- Directed by: David Martin Porras
- Written by: Matt Lester
- Produced by: Luz Gyalui
- Starring: Wilson Bethel Sophie Auster James Jagger Mariano Martinez
- Cinematography: Phil Klucsarits
- Edited by: Kate Hackett
- Music by: Nora Kroll-Rosenbaum
- Distributed by: Ingram Entertainment
- Release date: October 23, 2011 (Semana Internacional de Cine de Valladolid);
- Running time: 85 minutes
- Country: United States
- Language: English

= Stealing Summers =

Stealing Summers is a 2011 American drama film directed by David Martin Porras, written by Matt Lester, and starring Wilson Bethel, Sophie Auster, James Jagger, and Mariano Martinez.
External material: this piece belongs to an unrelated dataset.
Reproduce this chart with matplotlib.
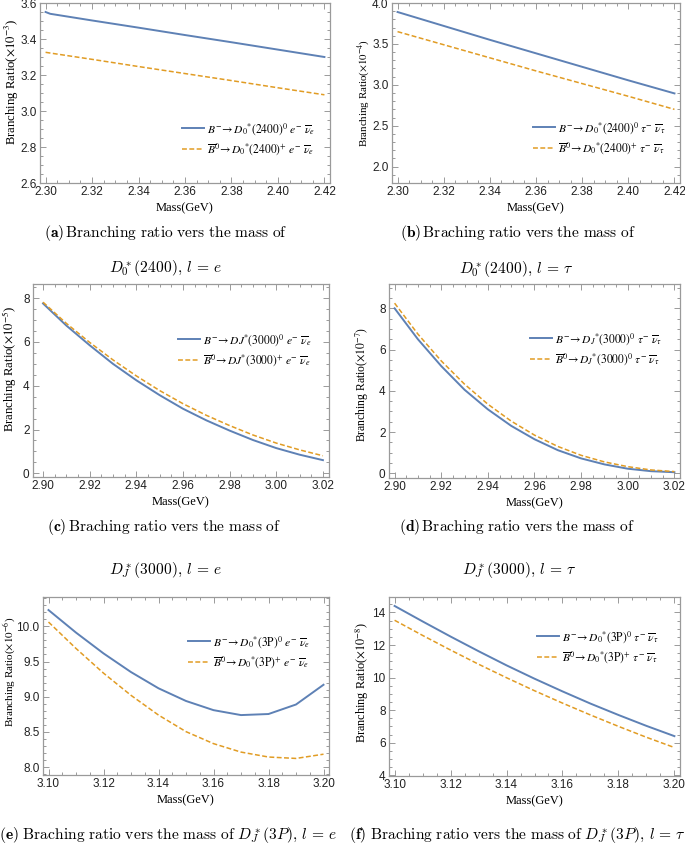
import matplotlib
matplotlib.use("Agg")
import matplotlib.pyplot as plt
from matplotlib.ticker import MultipleLocator, FormatStrFormatter
from matplotlib.font_manager import FontProperties

# ---- data ----
MASS_A = [2.300, 2.302, 2.32, 2.34, 2.36, 2.38, 2.40, 2.42]
BR_A_CHARGED = [3.55, 3.54, 3.503, 3.463, 3.422, 3.382, 3.341, 3.30]
BR_A_NEUTRAL = [3.326, 3.322, 3.287, 3.247, 3.208, 3.169, 3.129, 3.09]

MASS_B = [2.30, 2.32, 2.34, 2.36, 2.38, 2.40, 2.42]
BR_B_CHARGED = [3.89, 3.72, 3.55, 3.385, 3.22, 3.055, 2.895]
BR_B_NEUTRAL = [3.65, 3.49, 3.33, 3.17, 3.015, 2.86, 2.70]

MASS_C = [2.90, 2.91, 2.92, 2.93, 2.94, 2.95, 2.96, 2.97, 2.98, 2.99, 3.00, 3.01, 3.02]
BR_C_CHARGED = [7.76, 6.75, 5.85, 5.00, 4.25, 3.57, 2.95, 2.42, 1.95, 1.52, 1.15, 0.85, 0.60]
BR_C_NEUTRAL = [7.82, 6.85, 5.98, 5.18, 4.45, 3.78, 3.18, 2.65, 2.18, 1.75, 1.38, 1.07, 0.80]

MASS_D = MASS_C
BR_D_CHARGED = [8.00, 6.50, 5.20, 4.05, 3.10, 2.30, 1.65, 1.12, 0.72, 0.43, 0.22, 0.10, 0.05]
BR_D_NEUTRAL = [8.25, 6.75, 5.45, 4.32, 3.35, 2.53, 1.85, 1.30, 0.87, 0.55, 0.32, 0.16, 0.08]

MASS_E = [3.10, 3.11, 3.12, 3.13, 3.14, 3.15, 3.16, 3.17, 3.18, 3.19, 3.20]
BR_E_CHARGED = [10.23, 9.91, 9.615, 9.35, 9.12, 8.94, 8.81, 8.74, 8.755, 8.89, 9.17]
BR_E_NEUTRAL = [10.06, 9.685, 9.335, 9.02, 8.74, 8.505, 8.335, 8.215, 8.145, 8.125, 8.185]

MASS_F = MASS_E
BR_F_CHARGED = [14.40, 13.45, 12.52, 11.62, 10.75, 9.93, 9.15, 8.40, 7.70, 7.03, 6.40]
BR_F_NEUTRAL = [13.52, 12.59, 11.69, 10.82, 9.99, 9.19, 8.43, 7.70, 7.00, 6.33, 5.70]

LEG_A = [r"$B^{-}\!\rightarrow D_0{}^{*}(2400)^0\ e^{-}\ \overline{\nu}_e$",
         r"$\overline{B}^0\!\rightarrow D_0{}^{*}(2400)^{+}\ e^{-}\ \overline{\nu}_e$"]
LEG_B = [r"$B^{-}\!\rightarrow D_0{}^{*}(2400)^0\ \tau^{-}\ \overline{\nu}_\tau$",
         r"$\overline{B}^0\!\rightarrow D_0{}^{*}(2400)^{+}\ \tau^{-}\ \overline{\nu}_\tau$"]
LEG_C = [r"$B^{-}\!\rightarrow DJ{}^{*}(3000)^0\ e^{-}\ \overline{\nu}_e$",
         r"$\overline{B}^0\!\rightarrow DJ{}^{*}(3000)^{+}\ e^{-}\ \overline{\nu}_e$"]
LEG_D = [r"$B^{-}\!\rightarrow D_J{}^{*}(3000)^0\ \tau^{-}\ \overline{\nu}_\tau$",
         r"$\overline{B}^0\!\rightarrow D_J{}^{*}(3000)^0\ \tau^{-}\ \overline{\nu}_\tau$"]
LEG_E = [r"$B^{-}\!\rightarrow D_0{}^{*}(3\mathrm{P})^0\ e^{-}\ \overline{\nu}_e$",
         r"$\overline{B}^0\!\rightarrow D_0{}^{*}(3\mathrm{P})^{+}\ e^{-}\ \overline{\nu}_e$"]
LEG_F = [r"$B^{-}\!\rightarrow D_0{}^{*}(3\mathrm{P})^0\ \tau^{-}\ \overline{\nu}_\tau$",
         r"$\overline{B}^0\!\rightarrow D_0{}^{*}(3\mathrm{P})^{+}\ \tau^{-}\ \overline{\nu}_\tau$"]

BLUE = "#5e81b5"
ORANGE = "#e19c24"
FRAME = "#9a9a9a"

W, H = 685, 844
fig = plt.figure(figsize=(W / 100, H / 100), dpi=100)


def px_axes(left, top, right, bottom):
    return fig.add_axes([left / W, 1 - bottom / H, (right - left) / W, (bottom - top) / H])


def style(ax, xlim, ylim, xmaj, ymaj, ymin, yfmt, exp, ylab_size, ylab_xy):
    ax.set_xlim(*xlim)
    ax.set_ylim(*ylim)
    ax.xaxis.set_major_locator(MultipleLocator(xmaj))
    ax.xaxis.set_minor_locator(MultipleLocator(0.005))
    ax.yaxis.set_major_locator(MultipleLocator(ymaj))
    ax.yaxis.set_minor_locator(MultipleLocator(ymin))
    ax.xaxis.set_major_formatter(FormatStrFormatter("%.2f"))
    ax.yaxis.set_major_formatter(FormatStrFormatter(yfmt))
    ax.tick_params(which="both", direction="in", top=True, right=True,
                   color=FRAME, width=0.7, labelcolor="#222222", labelsize=8.5, pad=2.5)
    ax.tick_params(which="major", length=4)
    ax.tick_params(which="minor", length=2)
    for sp in ax.spines.values():
        sp.set_color(FRAME)
        sp.set_linewidth(0.9)
    for lbl in ax.get_xticklabels() + ax.get_yticklabels():
        lbl.set_fontfamily("Liberation Sans")
    ax.set_xlabel("Mass(GeV)", family="Liberation Serif", fontsize=9, labelpad=3)
    ax.set_ylabel(r"Branching Ratio($\times 10^{-%d}$)" % exp, family="Liberation Serif",
                  fontsize=ylab_size, math_fontfamily="stix")
    ax.yaxis.set_label_coords(*ylab_xy)


def draw(ax, mass, charged, neutral, labels, anchor):
    ax.plot(mass, charged, color=BLUE, lw=1.4)
    ax.plot(mass, neutral, color=ORANGE, lw=1.1, ls=(0, (3.2, 1.6)))
    ax.legend(labels, loc="center left", bbox_to_anchor=(anchor[0] / W, 1 - anchor[1] / H),
              bbox_transform=fig.transFigure, frameon=False, borderpad=0, borderaxespad=0,
              handlelength=1.9, handletextpad=0.3, labelspacing=0.4,
              prop=FontProperties(family="Liberation Serif", size=8.3, math_fontfamily="stix"))


def caption(x, y, text, size=11.2):
    fig.text(x / W, 1 - y / H, text, ha="center", va="center", fontsize=size,
             math_fontfamily="cm")


# (a)
ax = px_axes(40, 3, 330, 183)
draw(ax, MASS_A, BR_A_CHARGED, BR_A_NEUTRAL, LEG_A, (182, 139))
style(ax, (2.2976, 2.4224), (2.6, 3.6), 0.02, 0.2, 0.05, "%.1f", 3, 9.2, (-0.066, 0.56))

# (b)
ax = px_axes(392, 3, 680, 183)
draw(ax, MASS_B, BR_B_CHARGED, BR_B_NEUTRAL, LEG_B, (533, 138))
style(ax, (2.2976, 2.4224), (1.8, 4.0), 0.02, 0.5, 0.1, "%.1f", 4, 7.8, (-0.07, 0.5))

# (c)
ax = px_axes(33, 284, 329, 477)
draw(ax, MASS_C, BR_C_CHARGED, BR_C_NEUTRAL, LEG_C, (178, 350))
style(ax, (2.8957, 3.0226), (-0.17, 8.65), 0.02, 2, 0.5, "%d", 5, 9.2, (-0.047, 0.56))

# (d)
ax = px_axes(389, 284, 680, 478)
draw(ax, MASS_D, BR_D_CHARGED, BR_D_NEUTRAL, LEG_D, (530, 349))
style(ax, (2.8976, 3.0224), (-0.23, 9.18), 0.02, 2, 0.5, "%d", 7, 8.4, (-0.062, 0.48))

# (e)
ax = px_axes(43, 597, 329, 775)
draw(ax, MASS_E, BR_E_CHARGED, BR_E_NEUTRAL, LEG_E, (188, 652))
style(ax, (3.098, 3.202), (7.89, 10.415), 0.02, 0.5, 0.1, "%.1f", 6, 8.0, (-0.086, 0.58))

# (f)
ax = px_axes(389, 597, 680, 776)
draw(ax, MASS_F, BR_F_CHARGED, BR_F_NEUTRAL, LEG_F, (537, 647))
style(ax, (3.098, 3.202), (3.95, 14.95), 0.02, 2, 0.5, "%d", 8, 8.8, (-0.062, 0.52))

# captions
caption(166, 233, r"$\mathbf{(a)}\,\mathrm{Branching\ ratio\ vers\ the\ mass\ of}$")
caption(165, 268, r"$D_0^*(2400),\, l\, =\, e$")
caption(518, 233, r"$\mathbf{(b)}\,\mathrm{Braching\ ratio\ vers\ the\ mass\ of}$")
caption(516, 269, r"$D_0^*(2400),\, l\, =\, \tau$")
caption(164, 527, r"$\mathbf{(c)}\,\mathrm{Braching\ ratio\ vers\ the\ mass\ of}$")
caption(165, 570, r"$D_J^*(3000),\, l\, =\, e$")
caption(517, 527, r"$\mathbf{(d)}\,\mathrm{Braching\ ratio\ vers\ the\ mass\ of}$")
caption(519, 570, r"$D_J^*(3000),\, l\, =\, \tau$")
caption(168, 835, r"$\mathbf{(e)}\ \mathrm{Braching\ ratio\ vers\ the\ mass\ of}\ D_J^*(3P),\, l\, =\, e$")
caption(517, 835, r"$\mathbf{(f)}\ \mathrm{Braching\ ratio\ vers\ the\ mass\ of}\ D_J^*(3P),\, l\, =\, \tau$")

fig.savefig("out.png", dpi=100, facecolor="white")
It was filmed on location in Buenos Aires, and premiered at the 2011 Seminci (also known as Semana Internacional de Cine de Valladolid or Valladolid International Film Festival) in Valladolid, Spain.

==Plot==
Two twenty-something expatriates (Wilson Bethel and James Jagger) spending an indolent summer in Buenos Aires meet a beautiful American girl (Sophie Auster) who reveals a stash of illicit money hidden at her Argentine boyfriend’s (Mariano Martinez) apartment. Dreaming of freedom and never having to return home, the three plot to steal the cash during the weekend of the Superclásico, the epic football derby between bitter rivals Boca and River. One needs the money. One wants the money. Both love the girl. But what starts as a kind of game quickly turns violent, and as passions erupt, the three Americans find themselves on the verge of consequences none of them ever expected.